THE REQUEST. Take the lines from the head of the listing through the one bearing "const BROWN = '#a24646';" and copy them exactly, leaving every picture out.

DATA EXTRACT.

● ● ●

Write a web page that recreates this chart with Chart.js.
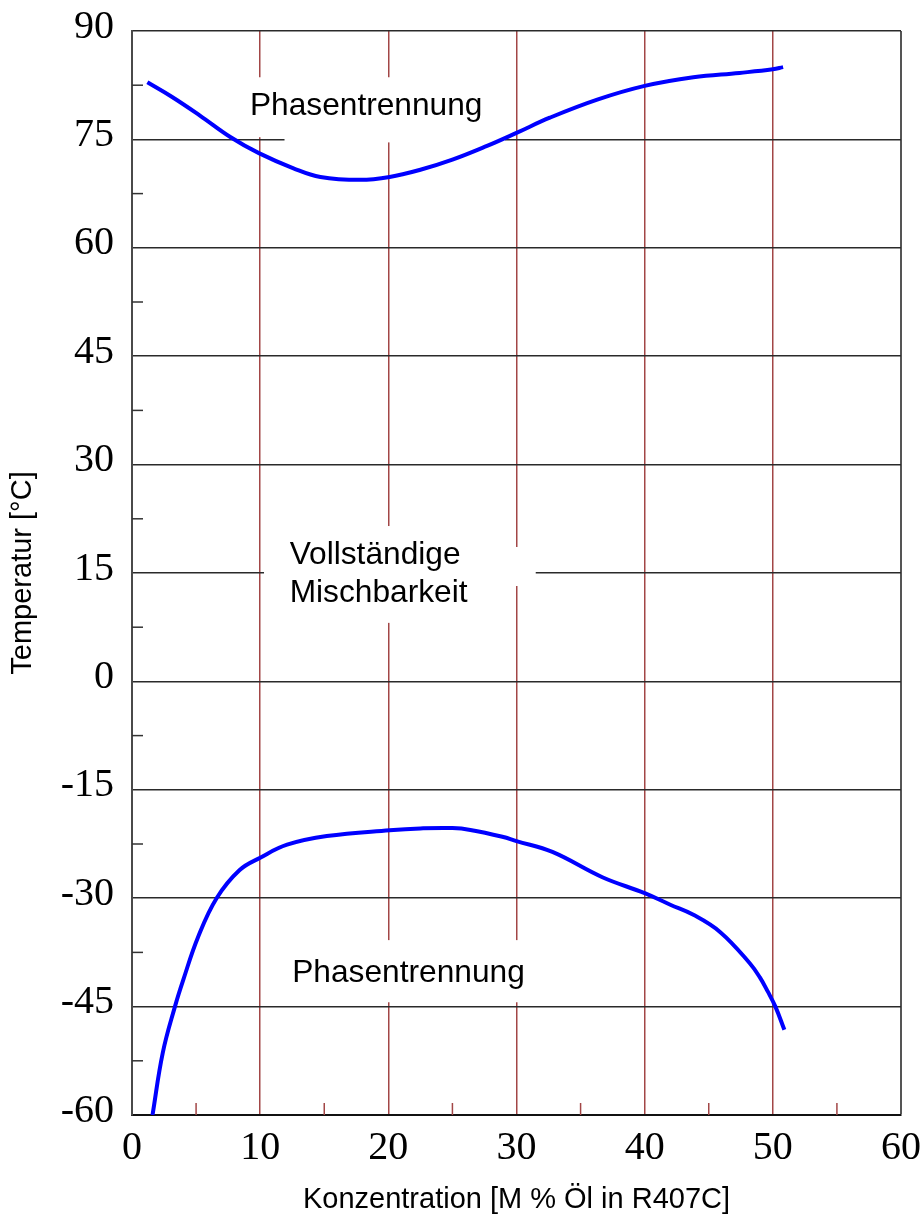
<!DOCTYPE html>
<html><head><meta charset="utf-8">
<script src="https://cdn.jsdelivr.net/npm/chart.js@4.4.0/dist/chart.umd.min.js"></script>
<style>html,body{margin:0;padding:0;background:#fff}</style>
</head><body>
<canvas id="c" width="924" height="1214" style="display:block;width:924px;height:1214px"></canvas>
<script>
// ---- data ----
const upperX = [1.2, 3.1, 5.3, 7.7, 9.9, 12.6, 14.7, 17.8, 20.1, 22.5, 25.0, 27.7, 30.0, 32.6, 36.3, 40.0, 43.8, 47.4, 50.0, 50.8];
const upperY = [82.9, 80.9, 78.3, 75.3, 73.1, 71.0, 69.8, 69.4, 69.8, 70.8, 72.2, 74.1, 75.9, 78.0, 80.5, 82.4, 83.6, 84.2, 84.7, 85.0];
const lowerX = [1.6, 2.4, 3.35, 4.0, 5.15, 6.6, 8.4, 10.0, 12.1, 15.2, 20.1, 22.5, 25.0, 26.4, 28.9, 30.0, 32.8, 36.7, 40.0, 42.0, 43.8, 45.9, 48.2, 49.0, 49.6, 50.2, 50.9];
const lowerY = [-60.0, -51.4, -45.0, -41.3, -35.4, -30.0, -26.1, -24.4, -22.6, -21.4, -20.6, -20.35, -20.3, -20.55, -21.5, -22.1, -23.6, -27.1, -29.3, -30.9, -32.3, -34.7, -39.0, -41.0, -42.9, -45.0, -48.2];
const yTickValues = [90, 75, 60, 45, 30, 15, 0, -15, -30, -45, -60];
const xTickValues = [0, 10, 20, 30, 40, 50, 60];
const yMinorValues = [82.5, 67.5, 52.5, 37.5, 22.5, 7.5, -7.5, -22.5, -37.5, -52.5];
const xMinorValues = [5, 15, 25, 35, 45, 55];
const xTitle = 'Konzentration [M % Öl in R407C]';
const yTitle = 'Temperatur [°C]';
const labelTexts = ['Phasentrennung', 'Vollständige', 'Mischbarkeit', 'Phasentrennung'];
const labelX = [9.2, 12.3, 12.3, 12.5];
const labelY = [78.4, 16.25, 11.0, -41.6];

// gaps in grid lines behind the labels (value coordinates)
const gapsV = [ // vertical grid line at x, from y1 to y2
  {at: 10, from: 83.6, to: 75.3},
  {at: 20, from: 83.6, to: 74.7},
  {at: 20, from: 21.5, to: 8.1},
  {at: 30, from: 18.6, to: 13.2},
  {at: 20, from: -35.8, to: -44.4},
  {at: 30, from: -35.8, to: -44.4}
];
const gapsH = [ // horizontal grid line at y, from x1 to x2
  {at: 75, from: 11.9, to: 29.1},
  {at: 15, from: 10.3, to: 31.5}
];

const upper = upperX.map((x, i) => ({x, y: upperY[i]}));
const lower = lowerX.map((x, i) => ({x, y: lowerY[i]}));

const SANS = '"Liberation Sans", Arial, sans-serif';
const SERIF = '"Liberation Serif", "Times New Roman", serif';
const BROWN = '#a24646';

const overlay = {
  id: 'overlay',
  beforeDatasetsDraw(chart) {
    const {ctx, scales: {x, y}} = chart;
    ctx.save();
    ctx.fillStyle = '#fff';
    gapsV.forEach(g => {
      const px = x.getPixelForValue(g.at);
      const a = y.getPixelForValue(g.from), b = y.getPixelForValue(g.to);
      ctx.fillRect(px - 3, Math.min(a, b), 6, Math.abs(b - a));
    });
    gapsH.forEach(g => {
      const py = y.getPixelForValue(g.at);
      const a = x.getPixelForValue(g.from), b = x.getPixelForValue(g.to);
      ctx.fillRect(Math.min(a, b), py - 3, Math.abs(b - a), 6);
    });
    // minor ticks
    ctx.lineWidth = 1.5;
    ctx.strokeStyle = '#333';
    yMinorValues.forEach(v => {
      const py = y.getPixelForValue(v);
      ctx.beginPath(); ctx.moveTo(x.left, py); ctx.lineTo(x.left + 11, py); ctx.stroke();
    });
    ctx.strokeStyle = BROWN;
    xMinorValues.forEach(v => {
      const px = x.getPixelForValue(v);
      ctx.beginPath(); ctx.moveTo(px, y.bottom); ctx.lineTo(px, y.bottom - 12); ctx.stroke();
    });
    ctx.restore();
  },
  afterDatasetsDraw(chart) {
    const {ctx, scales: {x, y}} = chart;
    ctx.save();
    ctx.fillStyle = '#000';
    ctx.font = '31.7px ' + SANS;
    ctx.textAlign = 'left';
    ctx.textBaseline = 'alphabetic';
    labelTexts.forEach((t, i) => {
      ctx.fillText(t, x.getPixelForValue(labelX[i]), y.getPixelForValue(labelY[i]));
    });
    ctx.restore();
  }
};

new Chart(document.getElementById('c'), {
  type: 'line',
  data: {
    datasets: [
      {data: upper, borderColor: '#0000ff', borderWidth: 4, pointRadius: 0, tension: 0.4, fill: false},
      {data: lower, borderColor: '#0000ff', borderWidth: 4, pointRadius: 0, tension: 0.4, fill: false}
    ]
  },
  options: {
    responsive: false,
    animation: false,
    devicePixelRatio: 1,
    layout: {padding: {left: 0, top: 31, right: 23, bottom: 0}},
    plugins: {legend: {display: false}, tooltip: {enabled: false}},
    scales: {
      x: {
        type: 'linear', min: 0, max: 60,
        afterBuildTicks(s) { s.ticks = xTickValues.map(v => ({value: v})); },
        afterFit(s) { s.height = 99; s.paddingLeft = 0; s.paddingRight = 0; },
        ticks: {font: {family: SERIF, size: 40}, color: '#000', padding: 9, callback: v => String(v), maxRotation: 0, autoSkip: false},
        grid: {
          drawTicks: false,
          color: c => c.tick.value === 0 ? 'rgba(0,0,0,0)' : (c.tick.value === 60 ? '#555' : BROWN),
          lineWidth: c => c.tick.value === 60 ? 2 : 1.5
        },
        border: {display: true, color: '#111', width: 2},
        title: {display: true, text: xTitle, color: '#000', font: {family: SANS, size: 29, lineHeight: 1}, padding: {top: 0, bottom: 0}}
      },
      y: {
        type: 'linear', min: -60, max: 90,
        afterBuildTicks(s) { s.ticks = yTickValues.map(v => ({value: v})); },
        afterFit(s) { s.width = 132; s.paddingTop = 0; s.paddingBottom = 0; },
        ticks: {font: {family: SERIF, size: 40}, color: '#000', padding: 18, labelOffset: -4, callback: v => String(v), autoSkip: false},
        grid: {
          drawTicks: false,
          color: c => c.tick.value === -60 ? 'rgba(0,0,0,0)' : '#2a2a2a',
          lineWidth: 1.5
        },
        border: {display: true, color: '#4a4a4a', width: 2},
        title: {display: true, text: yTitle, color: '#000', font: {family: SANS, size: 29, lineHeight: 1}, padding: {top: 8, bottom: 0}}
      }
    }
  },
  plugins: [overlay]
});
</script>
</body></html>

● ● ●

THE COMPLETED TASK.
Write a web page that recreates this chart with Chart.js.
<!DOCTYPE html>
<html><head><meta charset="utf-8">
<script src="https://cdn.jsdelivr.net/npm/chart.js@4.4.0/dist/chart.umd.min.js"></script>
<style>html,body{margin:0;padding:0;background:#fff}</style>
</head><body>
<canvas id="c" width="924" height="1214" style="display:block;width:924px;height:1214px"></canvas>
<script>
// ---- data ----
const upperX = [1.2, 3.1, 5.3, 7.7, 9.9, 12.6, 14.7, 17.8, 20.1, 22.5, 25.0, 27.7, 30.0, 32.6, 36.3, 40.0, 43.8, 47.4, 50.0, 50.8];
const upperY = [82.9, 80.9, 78.3, 75.3, 73.1, 71.0, 69.8, 69.4, 69.8, 70.8, 72.2, 74.1, 75.9, 78.0, 80.5, 82.4, 83.6, 84.2, 84.7, 85.0];
const lowerX = [1.6, 2.4, 3.35, 4.0, 5.15, 6.6, 8.4, 10.0, 12.1, 15.2, 20.1, 22.5, 25.0, 26.4, 28.9, 30.0, 32.8, 36.7, 40.0, 42.0, 43.8, 45.9, 48.2, 49.0, 49.6, 50.2, 50.9];
const lowerY = [-60.0, -51.4, -45.0, -41.3, -35.4, -30.0, -26.1, -24.4, -22.6, -21.4, -20.6, -20.35, -20.3, -20.55, -21.5, -22.1, -23.6, -27.1, -29.3, -30.9, -32.3, -34.7, -39.0, -41.0, -42.9, -45.0, -48.2];
const yTickValues = [90, 75, 60, 45, 30, 15, 0, -15, -30, -45, -60];
const xTickValues = [0, 10, 20, 30, 40, 50, 60];
const yMinorValues = [82.5, 67.5, 52.5, 37.5, 22.5, 7.5, -7.5, -22.5, -37.5, -52.5];
const xMinorValues = [5, 15, 25, 35, 45, 55];
const xTitle = 'Konzentration [M % Öl in R407C]';
const yTitle = 'Temperatur [°C]';
const labelTexts = ['Phasentrennung', 'Vollständige', 'Mischbarkeit', 'Phasentrennung'];
const labelX = [9.2, 12.3, 12.3, 12.5];
const labelY = [78.4, 16.25, 11.0, -41.6];

// gaps in grid lines behind the labels (value coordinates)
const gapsV = [ // vertical grid line at x, from y1 to y2
  {at: 10, from: 83.6, to: 75.3},
  {at: 20, from: 83.6, to: 74.7},
  {at: 20, from: 21.5, to: 8.1},
  {at: 30, from: 18.6, to: 13.2},
  {at: 20, from: -35.8, to: -44.4},
  {at: 30, from: -35.8, to: -44.4}
];
const gapsH = [ // horizontal grid line at y, from x1 to x2
  {at: 75, from: 11.9, to: 29.1},
  {at: 15, from: 10.3, to: 31.5}
];

const upper = upperX.map((x, i) => ({x, y: upperY[i]}));
const lower = lowerX.map((x, i) => ({x, y: lowerY[i]}));

const SANS = '"Liberation Sans", Arial, sans-serif';
const SERIF = '"Liberation Serif", "Times New Roman", serif';
const BROWN = '#a24646';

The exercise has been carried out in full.